Welcome: the realization that I am just where I want to be. More or less. Free yet grounded, and open. Healthy and constantly regenerating. Same but different. Same same, but different. The ones I love I love hard. It’s easy, so easy. Twirling my hair. Remembering funny things and smiling. Hearing sad things and crying. Kate said she dreamt she walked into my parents’ basement and my Dad was there, alive, holding baby Anna. Oh, that made me happy. But I still cried cause I cry easy.

How much to disclose here, and everywhere, is a question, always. Exhausting. Ignore me. Began this missive whilst riding the bus back from Boston. Playing on my iPad. Thinking of all those conversations I had with cousin Kate.

– How much harder it is to have a baby than anyone ever tells you before you do it.
– People we know fixating on the wrong things: status, money, superficial pursuits.
– How sometimes, great men don’t seek great women, thereby making themselves average men.

Good stuff too, we talk about happy stuff. Not all Irish Catholic harshness and morbidity.

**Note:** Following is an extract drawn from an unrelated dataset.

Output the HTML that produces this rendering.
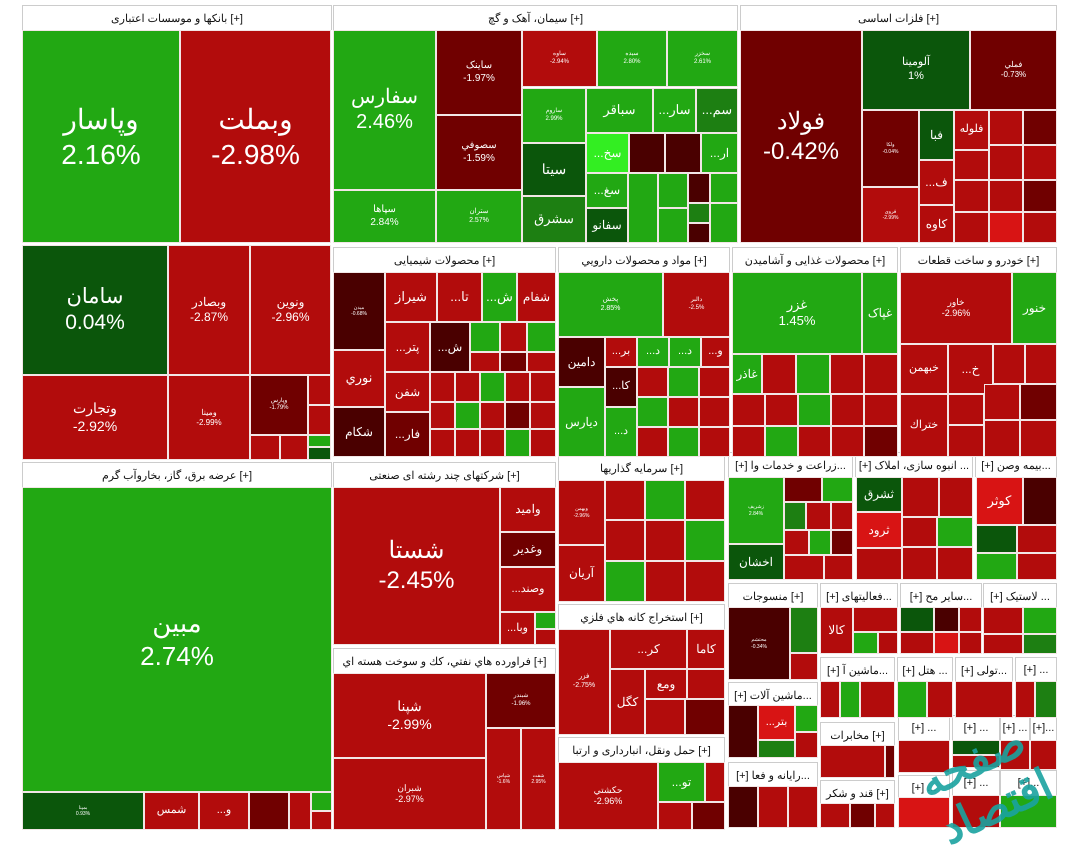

– How lucky we are we love the people our siblings, cousins, etc. brought into the family.
– And the joy of beholding a new life.
– And how beautifully chubbster my niece is.
– And the dude I have a crush on.

We gossip and eat chips and M&Ms and wear sweats to get our nails done. And that beautiful baby girl Anna Mae makes adorable, hilarious sounds and faces as we kvell and kvell. Incredible to see this, feel this. Be here. Wouldn’t change a thing if I could.